Międzynarodowy zespół skupił się na kilku kluczowych stuleciach w historii Gezer i całego Lewantu: od późnej epoki brązu, która oznaczała koniec panowania Egiptu nad Kanaan po pierwsze wieki epoki żelaza, kiedy powstały lokalne polis, takie jak leżące na wyżynach na wschód od Gezer Izrael i Juda oraz filistyńskie państwa-miasta na równinie przybrzeżnej na zachodzie.
Zapomniane światy
Zastępca Redaktora Naczelnego „Wszystko co Najważniejsze”, Michał KŁOSOWSKI, w tekście „Sens zapomnianych światów„, zaznacza, że: „Bo ostatecznie to tego właśnie się zawsze szuka – oznak sensu, okruchów celu, artefaktów myśli, przebłysków dążenia do czegoś więcej, nawet jeśli miałoby być to po prostu antyczne bogactwo w postaci monet czy kolejna piramida. Każda prosta linia kamieni z epoki brązu czy żelaza świadczy przecież o jakimś przebłysku myśli i celu. Biorąc to pod uwagę, nie powinno dziwić, że archeologia swoje triumfy święci w Polsce, kraju skazanym na wieczną tymczasowość, zawieszonym w historii ostatnich dwustu lat ciągle „pomiędzy”, ciągle z potrzebą odbudowy i koniecznością poszukiwania sensu”.

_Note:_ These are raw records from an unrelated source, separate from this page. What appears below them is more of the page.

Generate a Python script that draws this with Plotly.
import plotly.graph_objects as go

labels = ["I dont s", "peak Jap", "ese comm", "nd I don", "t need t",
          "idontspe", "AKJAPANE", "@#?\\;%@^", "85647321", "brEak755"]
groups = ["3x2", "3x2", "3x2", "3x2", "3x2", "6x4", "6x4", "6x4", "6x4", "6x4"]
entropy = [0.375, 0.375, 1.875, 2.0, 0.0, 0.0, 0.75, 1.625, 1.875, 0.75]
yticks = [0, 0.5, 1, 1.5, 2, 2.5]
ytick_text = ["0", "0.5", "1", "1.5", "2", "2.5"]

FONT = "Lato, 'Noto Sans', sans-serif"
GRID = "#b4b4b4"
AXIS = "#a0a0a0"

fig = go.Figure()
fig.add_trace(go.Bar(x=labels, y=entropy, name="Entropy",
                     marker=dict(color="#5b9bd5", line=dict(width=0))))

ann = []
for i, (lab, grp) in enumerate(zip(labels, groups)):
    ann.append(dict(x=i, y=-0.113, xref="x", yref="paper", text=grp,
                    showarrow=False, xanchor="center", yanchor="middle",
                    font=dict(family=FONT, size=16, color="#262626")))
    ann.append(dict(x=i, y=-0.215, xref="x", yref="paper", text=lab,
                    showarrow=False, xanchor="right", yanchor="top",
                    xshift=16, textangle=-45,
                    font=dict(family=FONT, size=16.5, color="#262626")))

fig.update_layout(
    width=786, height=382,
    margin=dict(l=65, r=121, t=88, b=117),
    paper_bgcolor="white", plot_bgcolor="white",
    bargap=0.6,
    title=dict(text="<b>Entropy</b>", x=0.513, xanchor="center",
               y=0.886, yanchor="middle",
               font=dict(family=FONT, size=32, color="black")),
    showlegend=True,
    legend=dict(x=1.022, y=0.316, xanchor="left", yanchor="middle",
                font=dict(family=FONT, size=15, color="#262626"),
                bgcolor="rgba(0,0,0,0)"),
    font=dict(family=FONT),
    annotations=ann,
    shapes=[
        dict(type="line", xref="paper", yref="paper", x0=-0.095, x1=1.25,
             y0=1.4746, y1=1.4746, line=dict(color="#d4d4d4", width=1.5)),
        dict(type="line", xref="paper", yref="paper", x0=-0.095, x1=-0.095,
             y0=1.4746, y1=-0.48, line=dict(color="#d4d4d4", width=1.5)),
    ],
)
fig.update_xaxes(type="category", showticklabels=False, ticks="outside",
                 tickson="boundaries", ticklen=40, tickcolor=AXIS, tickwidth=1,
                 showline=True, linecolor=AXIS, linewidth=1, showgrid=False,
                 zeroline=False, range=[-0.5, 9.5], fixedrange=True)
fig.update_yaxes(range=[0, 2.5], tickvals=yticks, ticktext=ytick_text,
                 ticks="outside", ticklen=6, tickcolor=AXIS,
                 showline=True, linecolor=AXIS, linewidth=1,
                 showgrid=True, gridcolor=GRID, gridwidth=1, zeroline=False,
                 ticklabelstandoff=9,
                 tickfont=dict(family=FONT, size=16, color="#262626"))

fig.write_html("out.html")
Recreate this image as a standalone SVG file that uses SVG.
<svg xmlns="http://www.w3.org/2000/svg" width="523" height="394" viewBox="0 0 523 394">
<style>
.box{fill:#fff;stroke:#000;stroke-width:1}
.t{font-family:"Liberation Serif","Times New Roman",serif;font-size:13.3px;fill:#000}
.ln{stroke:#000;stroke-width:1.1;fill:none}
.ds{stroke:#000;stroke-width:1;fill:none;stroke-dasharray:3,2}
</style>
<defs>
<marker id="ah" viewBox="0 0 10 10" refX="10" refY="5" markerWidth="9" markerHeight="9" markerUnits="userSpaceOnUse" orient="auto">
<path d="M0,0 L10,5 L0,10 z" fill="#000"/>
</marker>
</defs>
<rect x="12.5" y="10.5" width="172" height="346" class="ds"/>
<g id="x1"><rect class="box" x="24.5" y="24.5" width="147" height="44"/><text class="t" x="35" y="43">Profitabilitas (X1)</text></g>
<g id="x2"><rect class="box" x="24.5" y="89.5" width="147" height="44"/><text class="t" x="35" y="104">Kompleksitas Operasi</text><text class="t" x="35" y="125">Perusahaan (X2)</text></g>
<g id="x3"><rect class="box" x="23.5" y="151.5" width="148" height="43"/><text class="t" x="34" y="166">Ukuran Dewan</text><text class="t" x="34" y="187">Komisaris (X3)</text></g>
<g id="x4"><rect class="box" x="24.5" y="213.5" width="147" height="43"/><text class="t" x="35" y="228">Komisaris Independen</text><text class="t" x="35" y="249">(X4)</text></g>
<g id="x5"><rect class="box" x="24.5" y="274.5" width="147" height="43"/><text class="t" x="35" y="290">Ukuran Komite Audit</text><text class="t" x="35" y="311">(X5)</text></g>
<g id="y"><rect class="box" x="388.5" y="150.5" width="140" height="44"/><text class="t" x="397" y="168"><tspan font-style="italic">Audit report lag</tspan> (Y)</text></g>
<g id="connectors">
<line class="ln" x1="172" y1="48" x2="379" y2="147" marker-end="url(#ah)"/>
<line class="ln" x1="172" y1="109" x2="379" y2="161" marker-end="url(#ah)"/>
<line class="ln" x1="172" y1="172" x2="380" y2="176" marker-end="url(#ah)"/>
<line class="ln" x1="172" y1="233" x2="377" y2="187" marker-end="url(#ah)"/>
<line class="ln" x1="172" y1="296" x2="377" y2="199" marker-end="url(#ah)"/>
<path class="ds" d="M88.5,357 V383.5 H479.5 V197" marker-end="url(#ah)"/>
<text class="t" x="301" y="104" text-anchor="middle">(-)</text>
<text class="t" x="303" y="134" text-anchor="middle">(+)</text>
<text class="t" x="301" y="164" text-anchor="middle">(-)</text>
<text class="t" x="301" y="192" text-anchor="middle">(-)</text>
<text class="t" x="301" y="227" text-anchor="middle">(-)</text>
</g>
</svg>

„Poza tym wszystkim zadajemy pytania: dlaczego neandertalczyk, chowając bliskich w irańskiej jaskini Szanidar, pozostawiał im na ostatnią drogę malunki i wonne kwiaty? Albo jak to było z koczowniczymi ludami Wielkiego Stepu? Co ciągnęło je na zachód? Dlaczego Germanie tak nienawidzili Rzymu, a Wandalowie nie mogli zostawić stolicy imperium w spokoju? Co łączy koniec złotego okresu kultury Pueblo z małą epoką lodowcową i jaki jest sens tych malunków naskalnych, odkrywanych pod każdą szerokością geograficzną? Może nie na wszystko znajduje się odpowiedzi, może nie zawsze ma się do dyspozycji najnowszy sprzęt, radary i drony. Ale jest pasja, której nie da się przecenić. I są pytania, które nie dają spokoju. Przecież egipska cywilizacja nie mogła przyjść z ciemności wnętrza kontynentu, musiała przyjść od strony światła. Życie nie bierze w końcu początku z mroku, ale z jasności” – dodaje Michał KŁOSOWSKI.